I’ve been studying Mars for the past few months. I learned how to extract oxygen from CO2 (of which Mars has an unlimited supply). I learned how to make water there. I learned how to build bricks, and then walls. I learned why old parachutes might be a valuable resource. It was like being back in college, with science books, with me making notes like mad, and trying to get my head around the topic. This was really a piece of hard science shit. I’ve been exploring the possibility of living on Mars.
Then I built a game around this concept. And with each rule, with each scenario, with each event I designed—I was struggling. The clash between what I knew about Mars mission plans and my need to create an exciting and interesting game was becoming apparent.
Want an example?
A big part of Robinson Crusoe, or Agricola, or Stone Age and many other modern games is food and feeding your people. On Mars? Well, it’s not the case. They have enough food. End of story.
Do you really think NASA would send a billion-dollar-worth project to Mars without providing enough food?
‘We have some good news. Our astronauts landed safely. We also have some bad news. One of them is a hungry son of a bitch and it looks like we’d underestimated the supply of steaks in their fridge.’
On the one hand, we build gameplays. We build interesting choices. We build games that have to offer the players tasks, puzzles, and challenges.

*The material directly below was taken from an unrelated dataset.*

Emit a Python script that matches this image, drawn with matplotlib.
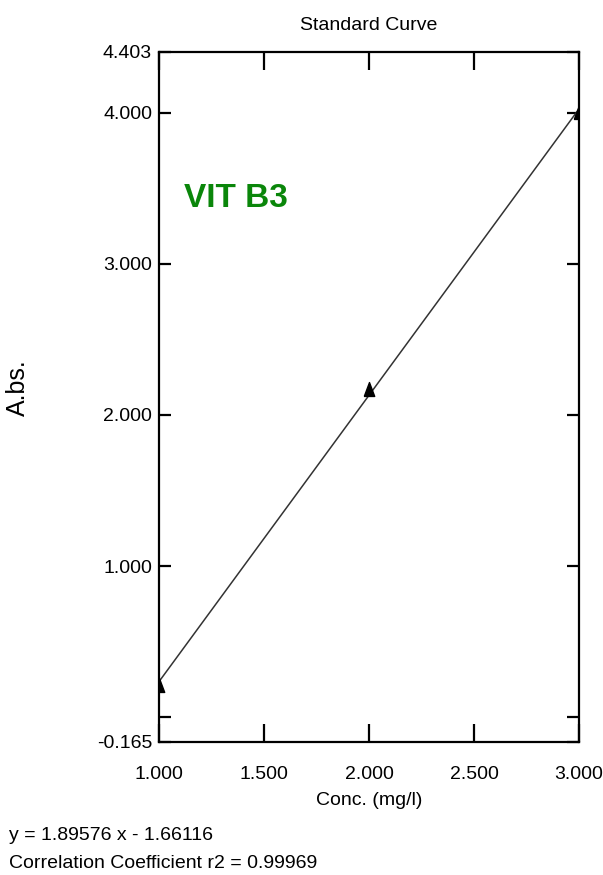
import numpy as np
import matplotlib
matplotlib.use("Agg")
import matplotlib.pyplot as plt

# pontos da curva padrão (VIT B3)
conc = [1.0, 2.0, 3.0]
absorb = [0.215, 2.169, 4.007]

# ajuste linear informado no gráfico
slope = 1.89576
intercept = -1.66116
r2 = 0.99969

x_lim = (1.0, 3.0)
y_lim = (-0.165, 4.403)
x_ticks = [1.0, 1.5, 2.0, 2.5, 3.0]
x_ticklabels = ["1.000", "1.500", "2.000", "2.500", "3.000"]
y_ticks = [-0.165, 0.0, 1.0, 2.0, 3.0, 4.0, 4.403]
y_ticklabels = ["-0.165", "", "1.000", "2.000", "3.000", "4.000", "4.403"]

plt.rcParams['font.family'] = ['Liberation Sans', 'DejaVu Sans']
FS = 14

fig = plt.figure(figsize=(6.03, 8.75), dpi=100)
ax = fig.add_axes([0.2637, 0.152, 0.6965, 0.7886])

xs = np.array(x_lim)
ax.plot(xs, slope * xs + intercept, color="#333333", linewidth=1.1)
# triângulo um pouco alongado, como no original
tri = [(-0.75, -1.0), (0.75, -1.0), (0.0, 1.0), (-0.75, -1.0)]
ax.plot(conc, absorb, linestyle="none", marker=tri, markersize=10,
        color="black")

ax.set_xlim(*x_lim)
ax.set_ylim(*y_lim)
ax.set_xticks(x_ticks)
ax.set_xticklabels(x_ticklabels, fontsize=FS)
ax.set_yticks(y_ticks)
ax.set_yticklabels(y_ticklabels, fontsize=FS)

ax.tick_params(axis="x", direction="in", length=13, width=1.6, pad=17,
               top=True, bottom=True)
ax.tick_params(axis="y", direction="in", length=8.5, width=1.6, pad=5,
               left=True, right=True)
for s in ax.spines.values():
    s.set_linewidth(1.6)

ax.set_title("Standard Curve", fontsize=FS, pad=15.5)
ax.set_xlabel("Conc. (mg/l)", fontsize=FS, labelpad=7)
fig.text(0.03, 0.5566, "A.bs.", rotation=90, fontsize=18,
         ha="center", va="center")

ax.text(0.06, 0.788, "VIT B3", transform=ax.transAxes, color="#0a860a",
        fontsize=24, fontweight="bold", va="center")

fig.text(0.015, 1 - 836 / 875, f"y = {slope:.5f} x - {abs(intercept):.5f}",
         fontsize=FS, va="center")
fig.text(0.015, 1 - 864 / 875, f"Correlation Coefficient r2 = {r2:.5f}",
         fontsize=FS, va="center")

fig.savefig("out.png", dpi=100)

On the other hand, we want to be true to the theme. We want to keep the story coherent and we want it to make sense.
Astronauts with not enough food made no sense.
And trust me. This was just the tip of the iceberg.
To each problem you’d want to throw at the players, to every event you designed, to each scenario you developed, there is always one answer: ‘NASA has already predicted this problem. Here is how the astronauts are prepared for that.’
I truly believe that Andy Weir’s ‘The Martian’ is a masterpiece. Every page of the book is true to the theme. You feel like this is all real, like a documentary. All those numbers add up, everything makes sense.
And yet, it’s entertaining. It offers what a book should offer. We laugh, we care, we get emotional. Andy Weir did it right.
Now it’s my turn. Keep your fingers crossed.